White…pointed out that many kids applying for vouchers are now enrolled in dismal public schools where two-thirds of the students can’t read or do math at grade level and half will drop out before they graduate high school.

For all your complaining about the possibility of a few Louisiana kids getting a bad education in a private, you seem remarkably unconcerned about the fact that huge numbers of Louisiana kids are getting bad educations or no education at all in public schools. The article also noted that Louisiana’s state approach only expands on a program started in New Orleans in 2008. That program focuses mainly on charter schools but contained a small voucher program. The article notes that the New Orleans program has been successful and popular, to which I say: no kidding.

From the first link you posted, the portion you quoted is immediately followed by this: “The state tightened up on accountability, requiring participating schools to earn pre-accreditation, among other changes.” By leaving that out, you gave a misleading representation of what the article is saying.

Broadly speaking, religious schools produce higher test scores than public schools.

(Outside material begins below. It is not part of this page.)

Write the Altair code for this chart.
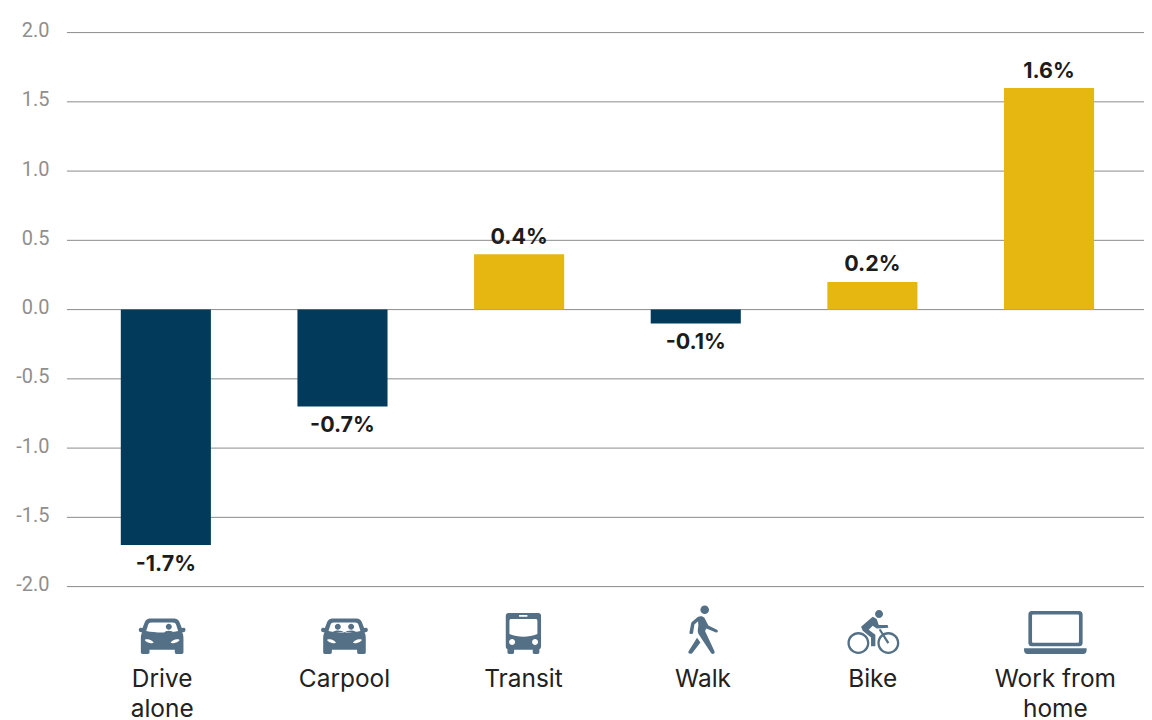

The Education Department’s annual Digest of Education Statistics confirms this. It also shows that the gap in test scores between private and public schools is larger for blacks and Hispanics than for whites. Thus, those who oppose vouchers are inflicting even greater harm on black and Hispanic children than on the student body in general.

I will hereby ask you for the third time whether you can provide any actual research to support the idea that voucher programs are bad for students.